Четверть века спустя после гибели Пеги в первом же сентябрьском сражении 1914 г. на Марне французское Сопротивление по праву числило его в своем строю, среди собственных запевал.
Есть, однако, в широкомасштабном разноголосье и Клоделя, и Пеги свои участки пониженной чуткости, свои пробелы. При всей весомой житейской предметности сущее у них, поглощенных навязчивым подтверждением мистической природы и заданных умыслом Божьим последних целей «тварных» земных вещей, вынуто из текущей истории, вне– и надвременно. И здесь – пределы сближения с жизнью, доступного всем певцам «христианского возрождения» во Франции рубежа XIX–XX вв. Старания этих уверовавших заново, как Клодель или Пеги, преодолевателей маллармеанства вывести лирику на прогулку по деревенским проселкам и горным тропам (Жамм), заставить ее окунуться в простор земных и космических широт (Сен-Поль Ру), углубиться в дали легендарного прошлого Франции (Фор) оставались полуответами на запрос, носившийся в воздухе, пока не увенчались – у Аполлинера и его соратников по «авангарду» предвоенных лет – перемещением на столбовые дороги цивилизации XX века. Из приключения метафизического французская поэзия по ходу этой поисковой разведки всего дотоле небывалого, что он с собой принес, вновь превращалась в приключение жизнеоткрывательское[47]
.Колесо в помощь ногам
Собственно историчное в действительности – преходяще. И чтобы поворот к нему стал возможен, самосознанию лириков предстояло изжить в себе не просто навеянную «концом века» вражду ко всему буднично-бренному. Нужно было избавиться еще и от положительного противовеса этому отрицанию – от установки на улавливание в словесно-стиховые сети последней Праидеи всех вещей, будь она обмирщенной на платоновский лад, как у Малларме, или верооткровенной, как у Клоделя и Пеги. Философско-ценностному оправданию подлежали каждый миг, каждая грань и мелочь жизни самой по себе в их неповторимой однократности, безотносительности к священно-вечному[48]
.Накопление приверженцами парижского «авангарда» необходимых для этого мыслительных предпосылок и навыков шло с разных концов, через пробы, ошибки, находки на ощупь.

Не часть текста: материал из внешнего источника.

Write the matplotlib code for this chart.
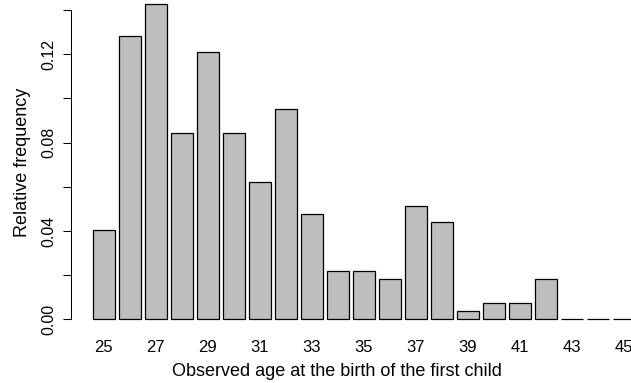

Но если все-таки наметить воображаемую точку, где бы пересеклись все внешне несхожие подступы к тому, чтобы разомкнуть порочный круг маллармеанского томления по бытийной непреложности, то смысл их предельно кратко может быть выражен заглавием книги стихотворений в прозе одного из друзей Аполлинера, Макса Жакоба, – «Рожок с игральными костями» (1917). Оно прозвучало не лишенным вызова благословением полной непредвиденных случайностей и именно тем драгоценной, захватывающей жизненной игре, которая повергала Малларме в уныние невозможностью «упразднить» ее «броском игральных костей»[49]
.Простейшим из таких подступов, подчас прямым до прямолинейности, были землепроходческие «одиссеи» времен пароходов и железных дорог с широко распахнутым в этих лирических путевых дневниках географическим кругозором, с неусыпным упоением местными приметами и чужими обычаями (Валери Ларбо), самобытностью других культур и нравов (Виктор Сегален). Из встреч со всем этим ума, взращенного на иной почве, извлекались поучительные уроки: бывало очевидно, что собственная приглядка к вещам вовсе не единственно естественна, волей-неволей привыкали допускать истинность и других возможных истин.